Ironic really; we've had the usual flock of relatives with us over Christmas and the title of this thread was the response from one of them after a morning walking round the town. That started a general tirade from even the locals about the slow collapse of the market, Kennet Centre and the like.  Took the shine off what up 'till then had been a happy visit!
Unbelievable.  So, we keep the business rate, give up an equivalent in grants and any credit extra kept from this sleight of hand is given to a quango.  WBC; stiched up like a kipper!
Relocation, Relocation, Relocation. Let's hope it's not coming to a business near you.
Got something to say? / Re: Time for a radical change in local leadership
« Last post by Number 6 on December 12, 2017, 11:52:53 am »
Good to see there is a radical reformist in you Old Goat - I was starting to worry that we had all been sedated by the 'Newbury Vision ' .
Got something to say? / Re: Time for a radical change in local leadership
« Last post by Old Goat on December 12, 2017, 08:11:00 am »
Yes, there are more choices than Reading - that any other option would be better is indictment enough on what we have locally.

I also know there are serious whinges about local government in almost all areas of the UK which suggests the whole thing is ripe for radical reform.  The system that has served us since 1880 is now totally out of line and time expired. 

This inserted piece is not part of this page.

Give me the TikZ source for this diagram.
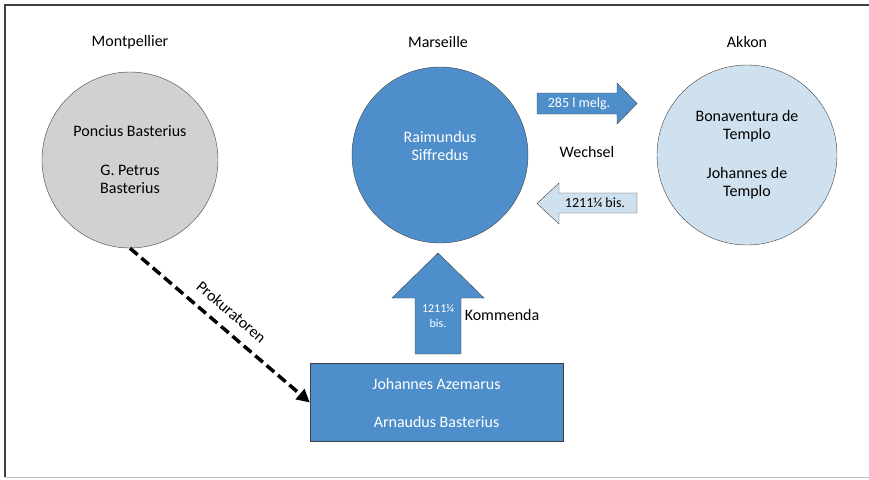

With today's expectations, you can't combine the operational management of schools, refuse collection, planning, etc. under one head, simply because they service people living in the same geographic location.

Similarly, with modern communications and needs, organising the whole as a big  number of self managed authorities makes little sense.  What other industry is organised in that way?  In service delivery terms at least, the population wants equality; wherever the service is provided. Thus, it's not just 'Men of Kent' wanting Grammar Schools. 

As service delivery in a good many authorities has been devolved to contractors, would it not be far more effective and efficient to do that at a national level, by 'service' stream?  No more arguing about people from Burghfield using Reading's tip. 

Set up properly, this could leave a small local 'council' simply to act as a channel of communication for complaints and guidance and with no other powers or revenue raising authority.  All the money needed would then need to come from national taxation, eliminating at a stroke, the problems associated with 'the rates'.